Franz Fayot: “Luxembourg Has Proven To Be A Favourable Environment For Venture Capital”

Franz Fayot, the minister of economy, shares his views on the state of Luxembourg’s VC ecosystem, the ministry’s active involvement in it and why foreign VCs should consider moving to the Grand Duchy.

What role does the Ministry of Economy play in ensuring that there is a healthy VC ecosystem in Luxembourg?

The Luxembourg startup ecosystem has evolved substantially over the course of the last 10 years, and so has early-stage funding. Many startups were able to close financing rounds with business angels and family offices and initiatives such as the Luxembourg Business Angels Network have helped in achieving this. Later-stage capital still needs to be developed in Europe. 

This is why EU member states are partnering with the pan-European Scale-up Initiative, which aims to provide funding to high-tech companies to enable them to scale up from a startup to a more mature business. Luxembourg is supporting this initiative, which has already secured EUR 500 million from the European Investment Bank Group, including the European Investment Fund (EIF).

What incentives exist for VCs wanting to set up shop in Luxembourg? 

As a leading European Hub for private equity, Luxembourg has proven to be a favourable environment for Venture Capital, attracting leading international players. Building on this success, the aim is also to develop access to investment decision-makers for local startups, by relocating “front-office” activities to Luxembourg. 

The Luxembourg Future Fund is a EUR 150 million investment fund, created by Luxembourg’s national credit and investment institution (SNCI) and the EIF, which aims to invest in VC funds and in technology companies, in order to attract more managers to Luxembourg and have a positive impact on the development of a sustainable and diversified digital economy in our country.

The Luxembourg government has a stake in a space VC fund (Orbital Ventures). Is this something the government is considering for other verticals (fintech, greentech, mobility, etc) too? 
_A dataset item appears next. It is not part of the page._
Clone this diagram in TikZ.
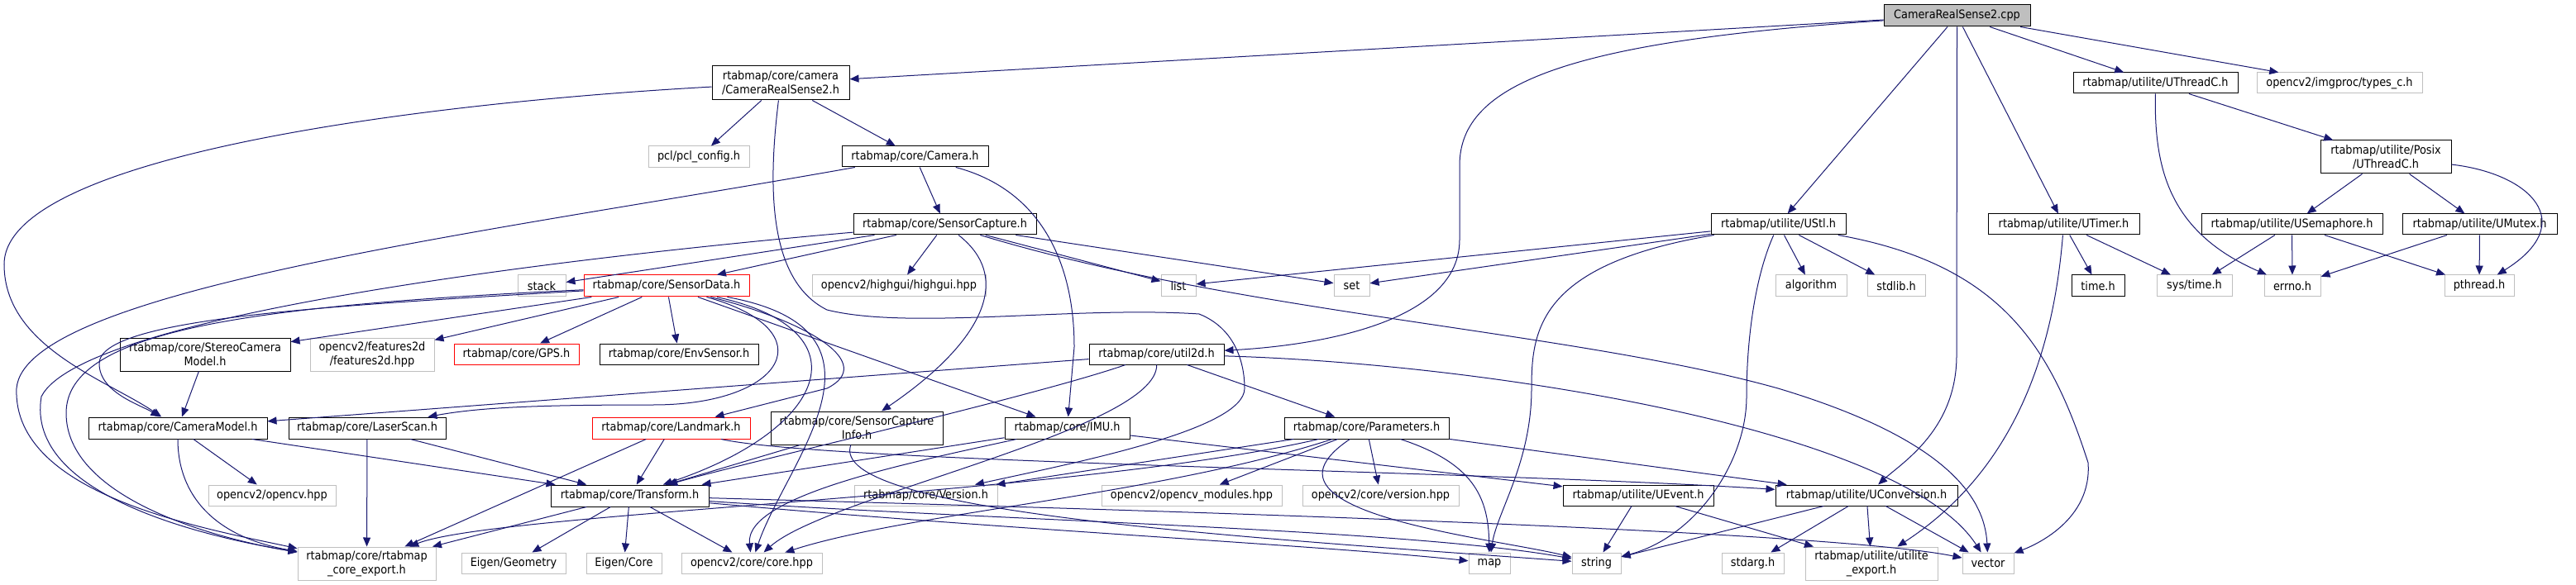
\documentclass[tikz,border=0pt]{standalone}
\usepackage{fontspec}
\setmainfont{DejaVu Sans Condensed}
\usetikzlibrary{arrows.meta}
\definecolor{edgec}{HTML}{191970}
\definecolor{extc}{HTML}{BFBFBF}
\tikzset{
  nb/.style={draw=black,fill=white,line width=1pt,inner sep=0pt,align=center,font=\fontsize{14.3}{17}\selectfont},
  ext/.style={nb,draw=extc},
  redb/.style={nb,draw=red},
  root/.style={nb,fill=extc},
  e/.style={draw=edgec,line width=1pt,-{Triangle[length=11pt,width=9pt]}}
}
\newcommand{\bx}[6]{\node[#1,minimum width=#4pt,minimum height=#5pt] (#2) at (#3) {#6};}
\begin{document}
\begin{tikzpicture}[x=1pt,y=-1pt]
\useasboundingbox (0,0) rectangle (3115,708);
% nodes
\bx{root}{cpp}{2366.5,19}{177}{26}{CameraRealSense2.cpp}
\bx{nb}{crs2h}{944,100.5}{166}{41}{rtabmap/core/camera\\/CameraRealSense2.h}
\bx{ext}{pcl}{845,190}{122}{26}{pcl/pcl\_config.h}
\bx{nb}{camera}{1106.5,189.5}{177}{25}{rtabmap/core/Camera.h}
\bx{nb}{scap}{1142.5,271.5}{221}{25}{rtabmap/core/SensorCapture.h}
\bx{nb}{ustl}{2150.5,271.5}{163}{25}{rtabmap/utilite/UStl.h}
\bx{nb}{utimer}{2495.5,271.5}{183}{25}{rtabmap/utilite/UTimer.h}
\bx{nb}{uthreadc}{2606.5,100.5}{199}{25}{rtabmap/utilite/UThreadC.h}
\bx{ext}{typesc}{2829,100.5}{200}{25}{opencv2/imgproc/types\_c.h}
\bx{nb}{posix}{2885,190}{158}{40}{rtabmap/utilite/Posix\\/UThreadC.h}
\bx{nb}{usem}{2771.5,271.5}{219}{25}{rtabmap/utilite/USemaphore.h}
\bx{nb}{umutex}{2998.5,271.5}{187}{25}{rtabmap/utilite/UMutex.h}
\bx{ext}{stack}{655,346}{58}{26}{stack}
\bx{redb}{sdata}{806,346}{200}{26}{rtabmap/core/SensorData.h}
\bx{ext}{highgui}{1087,346}{210}{26}{opencv2/highgui/highgui.hpp}
\bx{ext}{list}{1425,346}{42}{26}{list}
\bx{ext}{set}{1634.5,346}{43}{26}{set}
\bx{ext}{algorithm}{2190,346}{86}{26}{algorithm}
\bx{ext}{stdlib}{2293,346}{70}{26}{stdlib.h}
\bx{nb}{timeh}{2537,346}{64}{26}{time.h}
\bx{ext}{systime}{2653.5,346}{91}{26}{sys/time.h}
\bx{ext}{errno}{2772,346}{68}{26}{errno.h}
\bx{ext}{pthread}{2998,346}{84}{26}{pthread.h}
\bx{nb}{stereo}{248,429}{206}{40}{rtabmap/core/StereoCamera\\Model.h}
\bx{ext}{feat2d}{450,429}{150}{40}{opencv2/features2d\\/features2d.hpp}
\bx{redb}{gps}{624.5,428.5}{151}{25}{rtabmap/core/GPS.h}
\bx{nb}{envsensor}{821,428.5}{192}{25}{rtabmap/core/EnvSensor.h}
\bx{nb}{util2d}{1398.5,428.5}{163}{25}{rtabmap/core/util2d.h}
\bx{nb}{cammodel}{215,518}{216}{26}{rtabmap/core/CameraModel.h}
\bx{nb}{laserscan}{444,518}{190}{26}{rtabmap/core/LaserScan.h}
\bx{redb}{landmark}{811.5,518}{191}{26}{rtabmap/core/Landmark.h}
\bx{nb}{scapinfo}{1036,518}{208}{40}{rtabmap/core/SensorCapture\\Info.h}
\bx{nb}{imu}{1290.5,518}{151}{26}{rtabmap/core/IMU.h}
\bx{nb}{params}{1652.5,518}{199}{26}{rtabmap/core/Parameters.h}
\bx{ext}{opencvhpp}{329,599.5}{154}{25}{opencv2/opencv.hpp}
\bx{nb}{transform}{761.5,600}{191}{26}{rtabmap/core/Transform.h}
\bx{ext}{version}{1119.5,599.5}{173}{25}{rtabmap/core/Version.h}
\bx{ext}{cvmodules}{1441,599.5}{218}{25}{opencv2/opencv\_modules.hpp}
\bx{ext}{cvversion}{1669.5,599.5}{189}{25}{opencv2/core/version.hpp}
\bx{nb}{uevent}{1981,599.5}{182}{25}{rtabmap/utilite/UEvent.h}
\bx{nb}{uconv}{2257,599.5}{220}{25}{rtabmap/utilite/UConversion.h}
\bx{ext}{export}{443.5,682}{167}{40}{rtabmap/core/rtabmap\\\_core\_export.h}
\bx{ext}{eigengeo}{621,681.5}{126}{25}{Eigen/Geometry}
\bx{ext}{eigencore}{754.5,681.5}{91}{25}{Eigen/Core}
\bx{ext}{corehpp}{909,681.5}{170}{25}{opencv2/core/core.hpp}
\bx{ext}{map}{1801,681.5}{50}{25}{map}
\bx{ext}{string}{1930.5,681.5}{59}{25}{string}
\bx{ext}{stdarg}{2119.5,681.5}{75}{25}{stdarg.h}
\bx{ext}{uexport}{2263,682}{160}{40}{rtabmap/utilite/utilite\\\_export.h}
\bx{ext}{vector}{2404,681.5}{62}{25}{vector}
% edges: cpp
\draw[e] (cpp) -- (crs2h);
\draw[e] (cpp) .. controls (1900,50) and (1765,100) .. (1765,200) -- (1765,290) .. controls (1765,400) and (1560,420) .. (util2d);
\draw[e] (cpp) -- (ustl);
\draw[e] (cpp.south) -- (2366,430) .. controls (2366,520) and (2300,560) .. (uconv);
\draw[e] (cpp) -- (utimer);
\draw[e] (cpp) -- (uthreadc);
\draw[e] (cpp) -- (typesc);
% crs2h
\draw[e] (crs2h) -- (pcl);
\draw[e] (crs2h) -- (camera);
\draw[e] (crs2h) .. controls (500,125) and (5,190) .. (5,320) .. controls (5,420) and (130,460) .. (cammodel);
\draw[e] (crs2h) .. controls (928,230) and (930,340) .. (1000,375) .. controls (1100,400) and (1300,370) .. (1450,380) .. controls (1500,400) and (1505,450) .. (1505,470) .. controls (1505,520) and (1300,560) .. (version);
% camera
\draw[e] (camera) .. controls (600,280) and (30,350) .. (20,470) .. controls (15,600) and (250,640) .. (export);
\draw[e] (camera) -- (scap);
\draw[e] (camera) .. controls (1260,230) and (1299,320) .. (1299,420) -- (imu);
% scap
\draw[e] (scap) -- (stack);
\draw[e] (scap) .. controls (700,310) and (100,380) .. (50,480) .. controls (30,600) and (250,650) .. (export);
\draw[e] (scap) -- (sdata);
\draw[e] (scap) -- (highgui);
\draw[e] (scap) .. controls (1230,340) and (1180,420) .. (scapinfo);
\draw[e] (scap) -- (list);
\draw[e] (scap) -- (set);
\draw[e] (scap) .. controls (1500,380) and (1900,400) .. (2150,470) .. controls (2350,530) and (2400,600) .. (vector);
% sdata
\draw[e] (sdata) .. controls (400,370) and (120,385) .. (120,440) .. controls (120,475) and (170,490) .. (cammodel);
\draw[e] (sdata) .. controls (300,370) and (80,400) .. (80,500) .. controls (80,600) and (250,650) .. (export);
\draw[e] (sdata) -- (stereo);
\draw[e] (sdata) -- (feat2d);
\draw[e] (sdata) -- (gps);
\draw[e] (sdata) -- (envsensor);
\draw[e] (sdata) .. controls (1000,400) and (950,490) .. (790,490) .. controls (650,490) and (580,493) .. (laserscan);
\draw[e] (sdata) .. controls (980,390) and (1060,440) .. (1000,470) -- (landmark);
\draw[e] (sdata) .. controls (1050,400) and (1000,520) .. (transform);
\draw[e] (sdata) .. controls (1100,400) and (950,560) .. (corehpp);
\draw[e] (sdata) -- (imu);
% util2d
\draw[e] (util2d) -- (cammodel);
\draw[e] (util2d) .. controls (1250,480) and (900,560) .. (transform);
\draw[e] (util2d) .. controls (1400,520) and (1000,600) .. (corehpp);
\draw[e] (util2d) -- (params);
\draw[e] (util2d) .. controls (1800,440) and (2300,520) .. (vector);
% models
\draw[e] (stereo) -- (cammodel);
\draw[e] (cammodel) -- (opencvhpp);
\draw[e] (cammodel) .. controls (215,600) and (260,650) .. (export);
\draw[e] (cammodel) -- (transform);
\draw[e] (laserscan) -- (export);
\draw[e] (laserscan) -- (transform);
\draw[e] (landmark) -- (transform);
\draw[e] (landmark) -- (export);
\draw[e] (landmark) .. controls (1000,560) and (1800,570) .. (uconv);
\draw[e] (scapinfo) -- (transform);
\draw[e] (scapinfo) .. controls (1000,620) and (1500,650) .. (string);
\draw[e] (imu) -- (transform);
\draw[e] (imu) -- (uevent);
\draw[e] (imu) .. controls (1100,560) and (900,600) .. (corehpp);
% params
\draw[e] (params) -- (version);
\draw[e] (params) -- (cvmodules);
\draw[e] (params) -- (cvversion);
\draw[e] (params) .. controls (1780,560) and (1800,600) .. (map);
\draw[e] (params) -- (uconv);
\draw[e] (params) .. controls (1300,600) and (600,620) .. (export);
\draw[e] (params) .. controls (1400,600) and (1100,620) .. (corehpp);
\draw[e] (params) .. controls (1500,620) and (1800,650) .. (string);
% transform
\draw[e] (transform) -- (export);
\draw[e] (transform) -- (eigengeo);
\draw[e] (transform) -- (eigencore);
\draw[e] (transform) -- (corehpp);
\draw[e] (transform) .. controls (1200,630) and (1700,640) .. (string);
\draw[e] (transform) .. controls (1200,640) and (1600,660) .. (map);
\draw[e] (transform) .. controls (1300,615) and (2200,640) .. (vector);
% utilite
\draw[e] (uevent) -- (string);
\draw[e] (uevent) -- (uexport);
\draw[e] (uconv) -- (string);
\draw[e] (uconv) -- (stdarg);
\draw[e] (uconv) -- (uexport);
\draw[e] (uconv) -- (vector);
\draw[e] (ustl) -- (list);
\draw[e] (ustl) -- (set);
\draw[e] (ustl) .. controls (1860,320) and (1852,400) .. (1852,470) .. controls (1852,560) and (1810,620) .. (map);
\draw[e] (ustl) .. controls (2120,340) and (2112,420) .. (2112,480) .. controls (2112,560) and (2050,650) .. (string);
\draw[e] (ustl) -- (algorithm);
\draw[e] (ustl) -- (stdlib);
\draw[e] (ustl) .. controls (2420,320) and (2480,420) .. (2525,560) .. controls (2530,630) and (2460,660) .. (vector);
\draw[e] (utimer) -- (timeh);
\draw[e] (utimer) -- (systime);
\draw[e] (utimer) .. controls (2485,400) and (2450,560) .. (uexport);
\draw[e] (uthreadc) .. controls (2605,200) and (2620,280) .. (errno);
\draw[e] (uthreadc) -- (posix);
\draw[e] (posix) -- (usem);
\draw[e] (posix) -- (umutex);
\draw[e] (posix) .. controls (3060,210) and (3120,270) .. (pthread);
\draw[e] (usem) -- (systime);
\draw[e] (usem) -- (errno);
\draw[e] (usem) -- (pthread);
\draw[e] (umutex) -- (errno);
\draw[e] (umutex) -- (pthread);
\end{tikzpicture}
\end{document}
Orbital Ventures is in fact a good example of a VC company active in a priority sector, namely space. Among the investors of Orbital Ventures are the Ministry of the Economy and SNCI. Another example is Middlegame Ventures, which covers investments in financial technologies. The Luxembourg government is focusing in particular on digitalization for the benefit of all, the circular economy through digital technologies, resilient strategic value chains and a secure and trusted data economy. As mentioned, the Luxembourg Future Fund contributes to this goal. 

Another initiative worth mentioning is the Digital Tech Fund (DTF), in which the government has invested along with a number of private sector companies in a dedicated EUR 20.33 million seed fund focusing on early-stage startups. The DTF has already invested in 13 promising startups, some of which have entered into subsequent investment rounds with international investors. 

The government also has, through the SNCI, other tools to support the medium and long-term financing of Luxembourg companies. In addition to granting investment loans, innovation loans and startup loans. The SNCI also carries out equity operations, either directly through equity investments or through financing companies in which it has a stake. I am confident that we will be able to continue these and similar initiatives in the years to come.

What other funding opportunities does the Ministry of Economy provide for startups hoping to expand abroad? 

Luxembourg startups generally serve customers outside the country already in the early stages of their development. Various instruments, such as the “Aid for Young Innovative Enterprise”, the financial support by the Luxembourg Export Credit Agency (ODL), as well as SNCI instruments, support startups in their internationalisation efforts.